Mysteries drive us in one of two directions. They drive us to discovery or they drive us to ignorance. Depending on what our personality is and our preferences. In most cases either option is acceptable, but the discoveries get the honor. The mystery of life drives our children into seeking knowledge, could you imagine life without a child seeking to learn language skills, or without the ever present question of WHY? One of the greatest and most pleasurable aspects of life is to walk with a child into that realm of discovery as they investigate the mystery of a caterpillar changing into a butterfly, a chick hatching out of an egg, or to see the joy of accomplishment of tying their own shoes. And nearly every one of us has spoken with short sentences in overly excited voices to a baby trying to get them to talk for the first time to us. Mysteries drive us, mysteries and the excitement of the unknown is what sparked the pioneering spirit to settle the land west of the Appalachian Mountains and west of the Mississippi River, it challenged our nation to send rockets and men to the moon, and to build robots and rovers to send us pictures from Mars. We live for a mystery because in discovery we have joy.
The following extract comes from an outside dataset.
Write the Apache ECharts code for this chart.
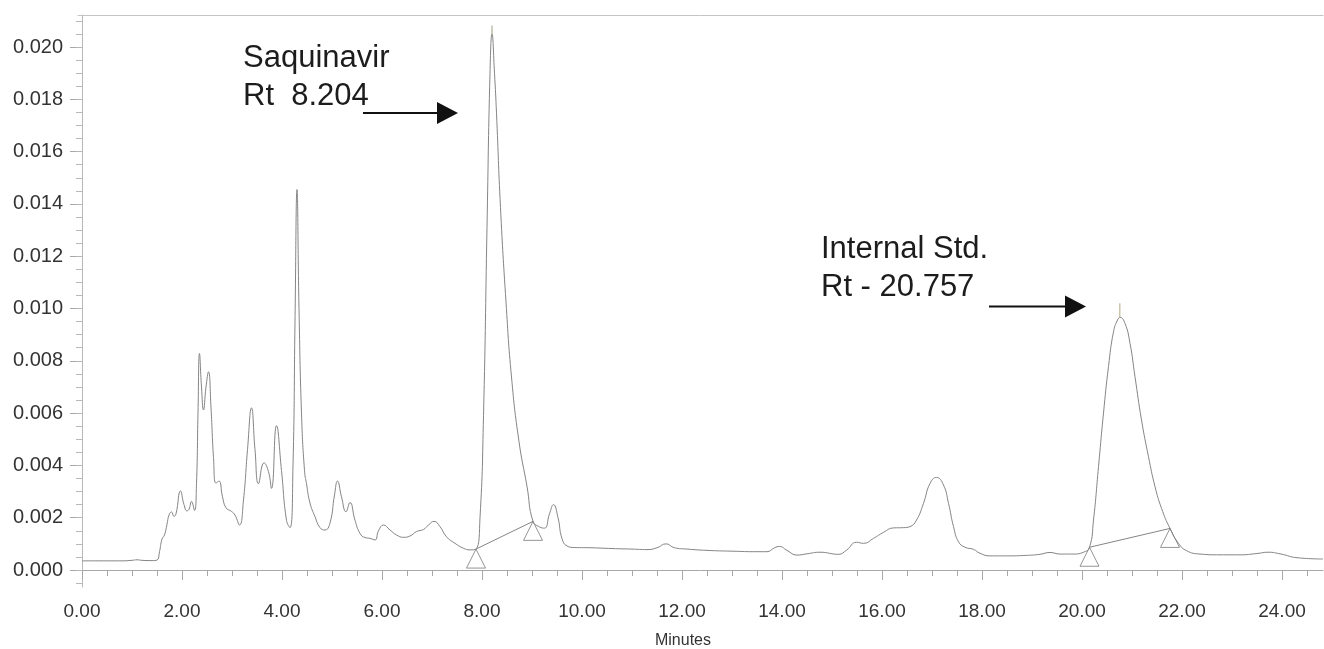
<!DOCTYPE html>
<html>
<head>
<meta charset="utf-8">
<script src="https://cdn.jsdelivr.net/npm/echarts@6/dist/echarts.min.js"></script>
<style>
html,body{margin:0;padding:0;background:#fff;}
#chart{width:1324px;height:649px;}
</style>
</head>
<body>
<div id="chart"></div>
<script>
// ---- data ----
const minutes = [0.00,0.40,0.80,1.00,1.10,1.20,1.40,1.50,1.55,1.60,1.65,1.70,1.74,1.79,1.84,1.88,1.97,2.04,2.10,2.14,2.19,2.25,2.29,2.32,2.35,2.39,2.43,2.48,2.53,2.58,2.63,2.68,2.74,2.81,2.88,2.99,3.06,3.15,3.23,3.31,3.39,3.46,3.53,3.64,3.73,3.79,3.89,3.99,4.09,4.16,4.22,4.26,4.30,4.34,4.39,4.45,4.49,4.56,4.66,4.76,4.86,4.96,5.05,5.11,5.19,5.28,5.36,5.46,5.56,5.66,5.76,5.86,5.93,6.03,6.16,6.29,6.43,6.56,6.69,6.83,6.93,7.04,7.16,7.29,7.46,7.63,7.76,7.88,7.96,8.03,8.10,8.16,8.20,8.25,8.29,8.37,8.48,8.59,8.74,8.90,9.02,9.15,9.25,9.35,9.43,9.52,9.60,9.70,9.85,10.20,10.60,11.00,11.30,11.50,11.68,11.85,12.10,12.50,13.00,13.50,13.70,13.85,13.95,14.10,14.30,14.50,14.76,15.13,15.29,15.49,15.63,15.83,16.03,16.23,16.43,16.56,16.69,16.83,16.96,17.09,17.23,17.33,17.43,17.53,17.66,17.83,17.96,18.16,18.49,18.89,19.16,19.36,19.56,19.83,20.03,20.15,20.23,20.33,20.43,20.53,20.63,20.71,20.76,20.86,20.96,21.06,21.19,21.33,21.46,21.59,21.76,21.93,22.09,22.36,22.76,23.16,23.50,23.72,23.98,24.30,24.82];
const absorbance = [0.00035,0.00035,0.00035,0.00037,0.00039,0.00037,0.00036,0.00038,0.00070,0.00118,0.00134,0.00175,0.00210,0.00222,0.00205,0.00215,0.00302,0.00250,0.00226,0.00232,0.00262,0.00228,0.00330,0.00600,0.00828,0.00700,0.00612,0.00700,0.00758,0.00620,0.00430,0.00332,0.00340,0.00280,0.00238,0.00224,0.00210,0.00172,0.00268,0.00460,0.00620,0.00460,0.00330,0.00410,0.00376,0.00312,0.00552,0.00380,0.00190,0.00162,0.00400,0.00950,0.01455,0.01000,0.00600,0.00380,0.00330,0.00256,0.00204,0.00162,0.00153,0.00180,0.00287,0.00340,0.00280,0.00223,0.00258,0.00190,0.00140,0.00124,0.00121,0.00115,0.00150,0.00172,0.00153,0.00134,0.00125,0.00130,0.00147,0.00155,0.00172,0.00186,0.00166,0.00127,0.00102,0.00083,0.00077,0.00080,0.00200,0.00590,0.01310,0.01900,0.02050,0.01900,0.01747,0.01386,0.01025,0.00738,0.00491,0.00320,0.00186,0.00165,0.00160,0.00215,0.00250,0.00200,0.00120,0.00092,0.00086,0.00085,0.00082,0.00080,0.00078,0.00085,0.00100,0.00085,0.00080,0.00075,0.00072,0.00070,0.00070,0.00085,0.00090,0.00075,0.00057,0.00062,0.00068,0.00060,0.00076,0.00106,0.00102,0.00121,0.00144,0.00161,0.00162,0.00166,0.00191,0.00255,0.00331,0.00354,0.00325,0.00255,0.00166,0.00108,0.00087,0.00079,0.00064,0.00054,0.00054,0.00056,0.00060,0.00067,0.00061,0.00061,0.00068,0.00087,0.00191,0.00395,0.00600,0.00778,0.00911,0.00956,0.00966,0.00943,0.00867,0.00739,0.00574,0.00433,0.00319,0.00236,0.00159,0.00102,0.00074,0.00061,0.00058,0.00058,0.00063,0.00068,0.00061,0.00047,0.00042];
// integration baseline points (triangle markers)
const saqBaseline = [[7.88,0.00080],[9.02,0.00186]];
const isBaseline = [[20.15,0.00087],[21.76,0.00159]];
// apex marker ticks
const saqApex = [[8.20,0.02050],[8.20,0.02082]];
const isApex = [[20.757,0.00966],[20.757,0.01020]];
// tick labels
const xTicks = [0,2,4,6,8,10,12,14,16,18,20,22,24];
const yTicks = [0,0.002,0.004,0.006,0.008,0.010,0.012,0.014,0.016,0.018,0.020];
const xMinor = [];
for (let i = 0; i <= 49; i++) xMinor.push(i * 0.5);
const yMinor = [];
for (let i = -1; i <= 42; i++) yMinor.push(+(i * 0.0005).toFixed(4));
const annotations = ['Saquinavir', 'Rt  8.204', 'Internal Std.', 'Rt - 20.757', 'Minutes'];

const trace = minutes.map((t, i) => [t, absorbance[i]]);

const XMIN = -0.08, XMAX = 24.82, YMIN = -0.00065, YMAX = 0.021224;
const FONT = "'Liberation Sans', Arial, sans-serif";
const axisGray = '#a8a8a8';
const traceGray = '#858585';

const chart = echarts.init(document.getElementById('chart'), null, {renderer: 'canvas'});

function arrow(x1, x2, y) {
  return [
    {type: 'line', shape: {x1: x1, y1: y, x2: x2 - 20, y2: y}, style: {stroke: '#111', lineWidth: 2}},
    {type: 'polygon', shape: {points: [[x2 - 21, y - 11], [x2, y], [x2 - 21, y + 11]]}, style: {fill: '#111'}}
  ];
}

const option = {
  animation: false,
  backgroundColor: '#fff',
  grid: {left: 78, right: 1, top: 15, bottom: 62, containLabel: false, outerBoundsMode: 'none'},
  xAxis: [
    {
      type: 'value', min: XMIN, max: XMAX, position: 'bottom',
      axisLine: {show: true, lineStyle: {color: axisGray, width: 1}},
      axisTick: {show: true, customValues: xTicks, length: 10, lineStyle: {color: axisGray}},
      axisLabel: {show: true, customValues: xTicks, formatter: v => v.toFixed(2), margin: 15,
        fontSize: 19, fontFamily: FONT, color: '#333'},
      splitLine: {show: false}
    },
    {
      type: 'value', min: XMIN, max: XMAX, position: 'bottom',
      axisLine: {show: false},
      axisTick: {show: true, customValues: xMinor, length: 6, lineStyle: {color: axisGray}},
      axisLabel: {show: false},
      splitLine: {show: false}
    },
    {
      type: 'value', min: XMIN, max: XMAX, position: 'top',
      axisLine: {show: true, lineStyle: {color: '#c4c4c4', width: 1}},
      axisTick: {show: false}, axisLabel: {show: false}, splitLine: {show: false}
    }
  ],
  yAxis: [
    {
      type: 'value', min: YMIN, max: YMAX, position: 'left',
      axisLine: {show: true, lineStyle: {color: '#b8b8b8', width: 1}},
      axisTick: {show: true, customValues: yTicks, length: 12, lineStyle: {color: axisGray}},
      axisLabel: {show: true, customValues: yTicks, formatter: v => v.toFixed(3), margin: 15,
        fontSize: 20, fontFamily: FONT, color: '#333'},
      splitLine: {show: false}
    },
    {
      type: 'value', min: YMIN, max: YMAX, position: 'left',
      axisLine: {show: false},
      axisTick: {show: true, customValues: yMinor, length: 6, lineStyle: {color: '#b8b8b8'}},
      axisLabel: {show: false},
      splitLine: {show: false}
    }
  ],
  series: [
    {
      type: 'line', data: trace, showSymbol: false, smooth: 0.5,
      lineStyle: {color: traceGray, width: 1}, z: 2, silent: true
    },
    {type: 'line', data: saqBaseline, showSymbol: false, lineStyle: {color: traceGray, width: 1}, z: 2},
    {type: 'line', data: isBaseline, showSymbol: false, lineStyle: {color: traceGray, width: 1}, z: 2},
    {type: 'line', data: saqApex, showSymbol: false, lineStyle: {color: '#9a9a80', width: 1}, z: 2},
    {type: 'line', data: isApex, showSymbol: false, lineStyle: {color: '#b0a880', width: 1}, z: 2},
    {
      type: 'scatter', data: saqBaseline.concat(isBaseline), symbol: 'triangle',
      symbolSize: [19, 19], symbolOffset: [0, '50%'],
      itemStyle: {color: 'rgba(255,255,255,0)', borderColor: '#7a7a7a', borderWidth: 1}, z: 3
    }
  ],
  graphic: [
    {type: 'text', x: 243, y: 58.5, style: {text: annotations[0], font: '31px ' + FONT, fill: '#1c1c1c', verticalAlign: 'middle'}},
    {type: 'text', x: 243, y: 96.5, style: {text: annotations[1], font: '31px ' + FONT, fill: '#1c1c1c', verticalAlign: 'middle'}},
    {type: 'text', x: 821, y: 249, style: {text: annotations[2], font: '31px ' + FONT, fill: '#1c1c1c', verticalAlign: 'middle'}},
    {type: 'text', x: 821, y: 287, style: {text: annotations[3], font: '31px ' + FONT, fill: '#1c1c1c', verticalAlign: 'middle'}},
    {type: 'text', x: 683, y: 641, style: {text: annotations[4], font: '16px ' + FONT, fill: '#333', align: 'center', verticalAlign: 'middle'}}
  ].concat(arrow(363, 458, 113)).concat(arrow(989, 1086, 306.5))
};
chart.setOption(option);
</script>
</body>
</html>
The most pleasurable mystery we engage is the mystery of relationships. The mystery and the discovery of others caused us each to look for or to choose our spouses. It is a mystery or challenge to know someone and to be known by someone in a way that is deeper than anything we experienced before. To find another that not only we enjoy being around but also that complements our personality and challenges us to be greater than we thought we could be alone.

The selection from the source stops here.